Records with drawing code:
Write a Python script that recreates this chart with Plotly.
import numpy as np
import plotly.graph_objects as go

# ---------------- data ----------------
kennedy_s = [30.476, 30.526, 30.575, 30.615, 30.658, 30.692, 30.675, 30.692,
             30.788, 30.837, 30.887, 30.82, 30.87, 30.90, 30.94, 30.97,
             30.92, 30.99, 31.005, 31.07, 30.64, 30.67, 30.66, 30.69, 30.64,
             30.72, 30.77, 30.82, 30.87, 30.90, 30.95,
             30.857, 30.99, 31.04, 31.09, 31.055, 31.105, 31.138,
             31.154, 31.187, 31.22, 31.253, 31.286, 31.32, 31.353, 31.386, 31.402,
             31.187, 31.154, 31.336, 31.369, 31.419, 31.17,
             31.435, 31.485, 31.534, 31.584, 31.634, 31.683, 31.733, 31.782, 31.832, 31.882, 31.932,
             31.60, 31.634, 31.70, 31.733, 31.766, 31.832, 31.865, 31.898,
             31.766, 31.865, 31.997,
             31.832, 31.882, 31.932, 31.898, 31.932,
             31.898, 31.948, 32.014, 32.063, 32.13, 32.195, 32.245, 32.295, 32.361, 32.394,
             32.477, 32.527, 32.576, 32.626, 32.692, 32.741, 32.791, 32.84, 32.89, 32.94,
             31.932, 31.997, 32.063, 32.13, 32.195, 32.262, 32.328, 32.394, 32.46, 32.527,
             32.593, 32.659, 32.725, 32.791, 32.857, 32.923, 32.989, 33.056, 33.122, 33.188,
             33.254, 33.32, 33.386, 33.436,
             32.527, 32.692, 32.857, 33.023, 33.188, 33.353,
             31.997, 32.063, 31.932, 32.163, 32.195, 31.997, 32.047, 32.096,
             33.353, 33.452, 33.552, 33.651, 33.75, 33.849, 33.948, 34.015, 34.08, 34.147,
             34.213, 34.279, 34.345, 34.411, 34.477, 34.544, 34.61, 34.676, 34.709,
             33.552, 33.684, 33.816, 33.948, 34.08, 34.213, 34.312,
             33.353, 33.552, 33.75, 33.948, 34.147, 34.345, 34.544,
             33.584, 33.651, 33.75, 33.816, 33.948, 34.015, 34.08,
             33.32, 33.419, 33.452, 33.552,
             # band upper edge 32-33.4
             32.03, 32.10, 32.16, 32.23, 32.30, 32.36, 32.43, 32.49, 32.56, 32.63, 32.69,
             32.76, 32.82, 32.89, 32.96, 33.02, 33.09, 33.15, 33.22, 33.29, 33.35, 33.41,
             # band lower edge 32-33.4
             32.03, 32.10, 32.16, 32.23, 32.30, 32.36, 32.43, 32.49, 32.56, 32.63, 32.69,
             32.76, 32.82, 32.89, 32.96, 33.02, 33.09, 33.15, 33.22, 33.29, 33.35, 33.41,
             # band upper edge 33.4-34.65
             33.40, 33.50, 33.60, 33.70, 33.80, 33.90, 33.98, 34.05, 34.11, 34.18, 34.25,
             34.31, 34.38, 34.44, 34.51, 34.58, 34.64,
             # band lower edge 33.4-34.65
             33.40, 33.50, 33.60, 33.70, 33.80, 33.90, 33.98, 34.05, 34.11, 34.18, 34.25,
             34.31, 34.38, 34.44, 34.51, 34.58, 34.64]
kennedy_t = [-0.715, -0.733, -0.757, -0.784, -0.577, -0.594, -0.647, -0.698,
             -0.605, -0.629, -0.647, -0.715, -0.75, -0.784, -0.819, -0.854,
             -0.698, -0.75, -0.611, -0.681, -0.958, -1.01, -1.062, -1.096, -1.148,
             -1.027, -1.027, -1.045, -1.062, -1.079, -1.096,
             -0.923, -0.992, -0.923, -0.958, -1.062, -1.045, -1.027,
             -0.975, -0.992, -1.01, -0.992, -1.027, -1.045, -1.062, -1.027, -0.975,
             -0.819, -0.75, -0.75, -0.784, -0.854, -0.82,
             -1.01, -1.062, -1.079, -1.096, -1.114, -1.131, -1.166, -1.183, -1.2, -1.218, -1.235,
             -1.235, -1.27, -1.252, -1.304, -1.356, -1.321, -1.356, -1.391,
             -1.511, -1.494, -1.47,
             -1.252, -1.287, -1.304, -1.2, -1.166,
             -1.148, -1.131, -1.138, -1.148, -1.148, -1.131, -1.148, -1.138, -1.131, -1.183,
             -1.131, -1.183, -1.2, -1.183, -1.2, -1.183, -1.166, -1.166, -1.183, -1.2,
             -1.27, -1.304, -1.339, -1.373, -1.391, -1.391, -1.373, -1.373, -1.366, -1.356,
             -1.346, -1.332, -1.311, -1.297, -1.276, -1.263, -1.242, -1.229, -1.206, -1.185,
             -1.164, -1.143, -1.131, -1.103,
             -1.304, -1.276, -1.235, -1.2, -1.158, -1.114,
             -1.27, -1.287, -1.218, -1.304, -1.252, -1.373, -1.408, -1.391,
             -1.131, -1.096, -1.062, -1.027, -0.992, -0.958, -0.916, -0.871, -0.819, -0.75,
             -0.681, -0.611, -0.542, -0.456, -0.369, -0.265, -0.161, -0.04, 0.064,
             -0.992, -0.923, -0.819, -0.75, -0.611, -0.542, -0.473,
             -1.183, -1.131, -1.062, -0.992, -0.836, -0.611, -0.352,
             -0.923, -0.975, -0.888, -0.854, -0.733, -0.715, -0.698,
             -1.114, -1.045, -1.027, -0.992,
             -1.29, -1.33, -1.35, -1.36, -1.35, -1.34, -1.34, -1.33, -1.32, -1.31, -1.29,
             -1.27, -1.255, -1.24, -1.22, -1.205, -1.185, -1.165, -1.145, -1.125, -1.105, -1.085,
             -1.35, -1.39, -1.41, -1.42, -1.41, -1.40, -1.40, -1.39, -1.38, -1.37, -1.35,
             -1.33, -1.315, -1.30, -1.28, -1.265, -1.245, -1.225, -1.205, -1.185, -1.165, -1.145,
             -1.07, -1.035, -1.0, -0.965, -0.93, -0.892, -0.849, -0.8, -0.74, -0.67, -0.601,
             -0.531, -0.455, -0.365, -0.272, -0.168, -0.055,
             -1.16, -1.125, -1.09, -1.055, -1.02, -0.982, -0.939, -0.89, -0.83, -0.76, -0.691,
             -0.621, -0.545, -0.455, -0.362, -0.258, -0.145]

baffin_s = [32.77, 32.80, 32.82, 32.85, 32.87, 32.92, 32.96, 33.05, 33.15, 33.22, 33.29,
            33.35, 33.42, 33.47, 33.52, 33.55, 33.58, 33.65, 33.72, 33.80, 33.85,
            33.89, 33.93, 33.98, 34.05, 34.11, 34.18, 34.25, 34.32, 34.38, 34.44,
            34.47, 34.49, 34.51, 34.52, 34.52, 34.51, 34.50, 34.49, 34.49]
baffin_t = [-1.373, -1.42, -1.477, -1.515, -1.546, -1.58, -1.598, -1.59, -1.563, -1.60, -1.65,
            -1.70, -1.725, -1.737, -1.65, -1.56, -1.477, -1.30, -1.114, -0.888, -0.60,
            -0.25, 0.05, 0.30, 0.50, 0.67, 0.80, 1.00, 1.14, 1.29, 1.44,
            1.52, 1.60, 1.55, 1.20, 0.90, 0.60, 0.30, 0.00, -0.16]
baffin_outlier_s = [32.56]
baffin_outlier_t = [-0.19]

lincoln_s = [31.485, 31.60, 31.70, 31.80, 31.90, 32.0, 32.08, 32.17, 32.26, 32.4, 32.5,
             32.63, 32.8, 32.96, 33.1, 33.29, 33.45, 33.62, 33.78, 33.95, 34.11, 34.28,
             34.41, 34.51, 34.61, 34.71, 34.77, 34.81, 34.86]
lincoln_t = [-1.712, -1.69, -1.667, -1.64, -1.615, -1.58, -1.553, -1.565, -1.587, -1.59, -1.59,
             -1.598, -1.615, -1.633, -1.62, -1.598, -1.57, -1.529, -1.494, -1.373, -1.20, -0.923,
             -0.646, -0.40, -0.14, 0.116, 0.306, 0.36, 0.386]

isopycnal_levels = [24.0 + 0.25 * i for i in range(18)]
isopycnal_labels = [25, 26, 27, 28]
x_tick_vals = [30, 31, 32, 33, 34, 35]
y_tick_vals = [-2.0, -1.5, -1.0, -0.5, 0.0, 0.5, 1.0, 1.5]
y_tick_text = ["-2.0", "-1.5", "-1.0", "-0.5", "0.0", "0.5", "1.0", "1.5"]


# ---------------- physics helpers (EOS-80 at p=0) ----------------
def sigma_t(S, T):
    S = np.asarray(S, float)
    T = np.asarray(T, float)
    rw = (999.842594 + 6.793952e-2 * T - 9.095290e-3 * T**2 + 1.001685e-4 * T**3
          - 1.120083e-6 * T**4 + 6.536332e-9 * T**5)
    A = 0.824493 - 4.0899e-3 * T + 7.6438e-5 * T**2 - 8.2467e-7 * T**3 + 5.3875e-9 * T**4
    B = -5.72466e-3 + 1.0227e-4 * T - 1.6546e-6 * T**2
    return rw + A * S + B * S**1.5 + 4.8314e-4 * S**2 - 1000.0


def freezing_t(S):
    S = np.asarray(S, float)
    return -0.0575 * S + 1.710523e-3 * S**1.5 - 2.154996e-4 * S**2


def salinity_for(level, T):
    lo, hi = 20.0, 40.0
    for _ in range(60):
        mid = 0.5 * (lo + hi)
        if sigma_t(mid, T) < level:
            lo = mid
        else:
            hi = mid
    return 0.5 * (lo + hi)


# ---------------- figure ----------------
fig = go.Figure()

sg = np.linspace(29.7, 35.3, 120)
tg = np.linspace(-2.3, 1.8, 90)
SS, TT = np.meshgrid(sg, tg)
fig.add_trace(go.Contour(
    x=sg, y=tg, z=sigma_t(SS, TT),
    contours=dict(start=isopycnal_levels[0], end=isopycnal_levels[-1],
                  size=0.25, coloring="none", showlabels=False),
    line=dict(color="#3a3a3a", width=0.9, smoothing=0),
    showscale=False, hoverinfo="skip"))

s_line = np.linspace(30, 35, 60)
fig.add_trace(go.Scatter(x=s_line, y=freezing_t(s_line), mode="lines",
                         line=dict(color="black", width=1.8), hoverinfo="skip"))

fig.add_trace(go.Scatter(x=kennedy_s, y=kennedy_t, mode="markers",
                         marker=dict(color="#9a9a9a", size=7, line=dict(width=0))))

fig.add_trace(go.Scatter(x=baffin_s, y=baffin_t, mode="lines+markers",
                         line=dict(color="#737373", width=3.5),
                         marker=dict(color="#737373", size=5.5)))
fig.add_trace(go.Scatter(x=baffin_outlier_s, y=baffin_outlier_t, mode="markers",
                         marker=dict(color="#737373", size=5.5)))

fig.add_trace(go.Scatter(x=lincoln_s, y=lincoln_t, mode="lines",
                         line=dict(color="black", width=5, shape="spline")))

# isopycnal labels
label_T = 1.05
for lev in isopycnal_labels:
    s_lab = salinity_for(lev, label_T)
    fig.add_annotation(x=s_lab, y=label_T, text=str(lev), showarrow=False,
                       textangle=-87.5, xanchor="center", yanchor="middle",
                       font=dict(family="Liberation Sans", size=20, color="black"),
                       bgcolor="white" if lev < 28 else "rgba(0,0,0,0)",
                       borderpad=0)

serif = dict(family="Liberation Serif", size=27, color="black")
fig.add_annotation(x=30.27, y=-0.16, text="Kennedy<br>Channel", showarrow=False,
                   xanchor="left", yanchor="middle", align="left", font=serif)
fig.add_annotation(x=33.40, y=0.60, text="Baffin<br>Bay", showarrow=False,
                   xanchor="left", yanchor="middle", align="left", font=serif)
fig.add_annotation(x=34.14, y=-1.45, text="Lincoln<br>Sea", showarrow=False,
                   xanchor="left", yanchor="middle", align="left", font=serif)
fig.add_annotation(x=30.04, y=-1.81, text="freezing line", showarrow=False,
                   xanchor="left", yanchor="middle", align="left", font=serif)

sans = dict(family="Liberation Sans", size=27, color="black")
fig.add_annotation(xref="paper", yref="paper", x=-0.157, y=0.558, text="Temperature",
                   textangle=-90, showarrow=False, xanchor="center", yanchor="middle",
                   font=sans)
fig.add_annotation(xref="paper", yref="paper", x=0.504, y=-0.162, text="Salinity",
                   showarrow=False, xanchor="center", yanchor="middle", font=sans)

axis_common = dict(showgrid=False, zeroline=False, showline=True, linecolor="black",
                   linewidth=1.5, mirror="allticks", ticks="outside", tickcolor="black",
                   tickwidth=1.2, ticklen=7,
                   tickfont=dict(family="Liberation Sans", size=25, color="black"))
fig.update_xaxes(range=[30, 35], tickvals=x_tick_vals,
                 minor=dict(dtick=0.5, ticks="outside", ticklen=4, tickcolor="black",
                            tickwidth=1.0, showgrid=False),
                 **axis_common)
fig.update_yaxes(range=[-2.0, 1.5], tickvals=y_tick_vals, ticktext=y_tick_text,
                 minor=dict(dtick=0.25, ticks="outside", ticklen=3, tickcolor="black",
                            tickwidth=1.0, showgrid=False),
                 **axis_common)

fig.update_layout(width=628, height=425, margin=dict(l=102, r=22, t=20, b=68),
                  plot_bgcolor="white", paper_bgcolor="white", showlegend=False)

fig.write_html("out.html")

--

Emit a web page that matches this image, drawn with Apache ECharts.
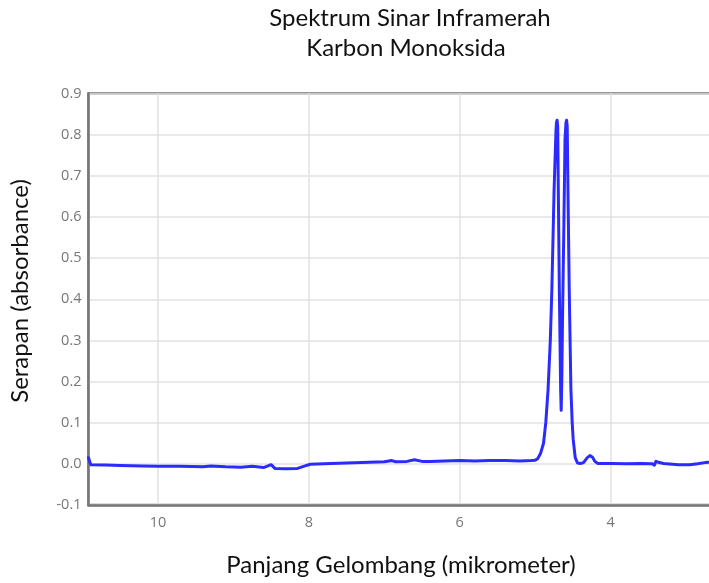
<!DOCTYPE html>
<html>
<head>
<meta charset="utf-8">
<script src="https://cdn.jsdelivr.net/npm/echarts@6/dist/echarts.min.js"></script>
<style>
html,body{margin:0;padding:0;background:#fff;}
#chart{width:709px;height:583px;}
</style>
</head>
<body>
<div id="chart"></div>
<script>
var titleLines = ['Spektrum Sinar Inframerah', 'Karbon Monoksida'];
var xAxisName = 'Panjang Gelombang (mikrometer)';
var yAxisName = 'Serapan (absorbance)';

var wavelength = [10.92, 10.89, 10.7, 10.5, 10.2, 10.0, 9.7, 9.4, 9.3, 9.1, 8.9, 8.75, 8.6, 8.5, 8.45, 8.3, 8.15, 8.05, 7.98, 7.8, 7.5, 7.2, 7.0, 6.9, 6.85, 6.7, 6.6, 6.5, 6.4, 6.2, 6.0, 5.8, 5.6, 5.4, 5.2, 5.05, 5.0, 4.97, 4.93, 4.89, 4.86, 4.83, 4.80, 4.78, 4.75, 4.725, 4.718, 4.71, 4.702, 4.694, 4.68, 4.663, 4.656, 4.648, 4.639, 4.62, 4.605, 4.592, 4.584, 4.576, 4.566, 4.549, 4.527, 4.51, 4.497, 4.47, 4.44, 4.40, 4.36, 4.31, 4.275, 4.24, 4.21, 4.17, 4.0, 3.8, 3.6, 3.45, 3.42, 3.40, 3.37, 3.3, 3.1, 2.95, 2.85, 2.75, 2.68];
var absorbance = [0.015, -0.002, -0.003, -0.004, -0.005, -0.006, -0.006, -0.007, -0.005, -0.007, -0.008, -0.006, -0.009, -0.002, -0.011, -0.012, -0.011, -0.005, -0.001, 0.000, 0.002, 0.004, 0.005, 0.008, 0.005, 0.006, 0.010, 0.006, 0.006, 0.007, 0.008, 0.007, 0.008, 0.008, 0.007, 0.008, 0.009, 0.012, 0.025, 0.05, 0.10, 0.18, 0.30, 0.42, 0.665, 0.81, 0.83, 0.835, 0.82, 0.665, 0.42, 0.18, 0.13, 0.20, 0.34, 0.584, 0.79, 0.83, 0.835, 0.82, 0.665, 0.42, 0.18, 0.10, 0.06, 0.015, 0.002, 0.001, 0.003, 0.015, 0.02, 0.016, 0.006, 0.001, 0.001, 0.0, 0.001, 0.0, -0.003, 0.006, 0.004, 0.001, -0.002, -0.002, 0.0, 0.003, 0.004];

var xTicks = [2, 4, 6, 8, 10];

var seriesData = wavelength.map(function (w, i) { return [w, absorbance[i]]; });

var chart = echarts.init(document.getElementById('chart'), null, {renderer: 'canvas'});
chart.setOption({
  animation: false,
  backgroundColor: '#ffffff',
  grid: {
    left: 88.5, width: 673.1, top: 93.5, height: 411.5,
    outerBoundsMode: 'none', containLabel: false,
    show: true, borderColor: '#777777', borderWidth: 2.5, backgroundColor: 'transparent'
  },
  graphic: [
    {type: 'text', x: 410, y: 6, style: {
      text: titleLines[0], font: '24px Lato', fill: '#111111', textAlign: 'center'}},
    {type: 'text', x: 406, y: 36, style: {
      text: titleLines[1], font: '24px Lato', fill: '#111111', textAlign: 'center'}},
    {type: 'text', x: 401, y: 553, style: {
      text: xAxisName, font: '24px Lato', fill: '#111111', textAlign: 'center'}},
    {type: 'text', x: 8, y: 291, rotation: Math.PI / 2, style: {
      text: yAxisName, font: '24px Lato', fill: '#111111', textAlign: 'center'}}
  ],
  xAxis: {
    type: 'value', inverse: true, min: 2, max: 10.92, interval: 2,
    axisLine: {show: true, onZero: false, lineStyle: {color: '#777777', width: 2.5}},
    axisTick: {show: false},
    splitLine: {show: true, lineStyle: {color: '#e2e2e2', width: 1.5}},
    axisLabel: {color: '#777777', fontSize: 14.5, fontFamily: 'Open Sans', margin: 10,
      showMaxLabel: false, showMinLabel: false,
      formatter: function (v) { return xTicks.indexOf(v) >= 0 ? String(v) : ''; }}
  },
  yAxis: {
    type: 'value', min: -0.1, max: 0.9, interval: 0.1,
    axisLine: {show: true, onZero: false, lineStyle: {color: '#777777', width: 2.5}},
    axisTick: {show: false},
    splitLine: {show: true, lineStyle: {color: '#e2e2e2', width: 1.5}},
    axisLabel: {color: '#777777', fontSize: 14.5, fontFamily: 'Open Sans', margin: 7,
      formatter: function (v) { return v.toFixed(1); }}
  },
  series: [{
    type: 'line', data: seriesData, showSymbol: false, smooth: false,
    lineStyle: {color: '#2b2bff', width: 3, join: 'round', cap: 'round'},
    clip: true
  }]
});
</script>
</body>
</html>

Requirements: Write down exactly what the lines above say, from the line holding "Emit a web page" through the line holding "var seriesData = wavelength.map(function", and nothing more. Do not copy the pictures.

Correct response:
Emit a web page that matches this image, drawn with Apache ECharts.
<!DOCTYPE html>
<html>
<head>
<meta charset="utf-8">
<script src="https://cdn.jsdelivr.net/npm/echarts@6/dist/echarts.min.js"></script>
<style>
html,body{margin:0;padding:0;background:#fff;}
#chart{width:709px;height:583px;}
</style>
</head>
<body>
<div id="chart"></div>
<script>
var titleLines = ['Spektrum Sinar Inframerah', 'Karbon Monoksida'];
var xAxisName = 'Panjang Gelombang (mikrometer)';
var yAxisName = 'Serapan (absorbance)';

var wavelength = [10.92, 10.89, 10.7, 10.5, 10.2, 10.0, 9.7, 9.4, 9.3, 9.1, 8.9, 8.75, 8.6, 8.5, 8.45, 8.3, 8.15, 8.05, 7.98, 7.8, 7.5, 7.2, 7.0, 6.9, 6.85, 6.7, 6.6, 6.5, 6.4, 6.2, 6.0, 5.8, 5.6, 5.4, 5.2, 5.05, 5.0, 4.97, 4.93, 4.89, 4.86, 4.83, 4.80, 4.78, 4.75, 4.725, 4.718, 4.71, 4.702, 4.694, 4.68, 4.663, 4.656, 4.648, 4.639, 4.62, 4.605, 4.592, 4.584, 4.576, 4.566, 4.549, 4.527, 4.51, 4.497, 4.47, 4.44, 4.40, 4.36, 4.31, 4.275, 4.24, 4.21, 4.17, 4.0, 3.8, 3.6, 3.45, 3.42, 3.40, 3.37, 3.3, 3.1, 2.95, 2.85, 2.75, 2.68];
var absorbance = [0.015, -0.002, -0.003, -0.004, -0.005, -0.006, -0.006, -0.007, -0.005, -0.007, -0.008, -0.006, -0.009, -0.002, -0.011, -0.012, -0.011, -0.005, -0.001, 0.000, 0.002, 0.004, 0.005, 0.008, 0.005, 0.006, 0.010, 0.006, 0.006, 0.007, 0.008, 0.007, 0.008, 0.008, 0.007, 0.008, 0.009, 0.012, 0.025, 0.05, 0.10, 0.18, 0.30, 0.42, 0.665, 0.81, 0.83, 0.835, 0.82, 0.665, 0.42, 0.18, 0.13, 0.20, 0.34, 0.584, 0.79, 0.83, 0.835, 0.82, 0.665, 0.42, 0.18, 0.10, 0.06, 0.015, 0.002, 0.001, 0.003, 0.015, 0.02, 0.016, 0.006, 0.001, 0.001, 0.0, 0.001, 0.0, -0.003, 0.006, 0.004, 0.001, -0.002, -0.002, 0.0, 0.003, 0.004];

var xTicks = [2, 4, 6, 8, 10];

var seriesData = wavelength.map(function (w, i) { return [w, absorbance[i]]; });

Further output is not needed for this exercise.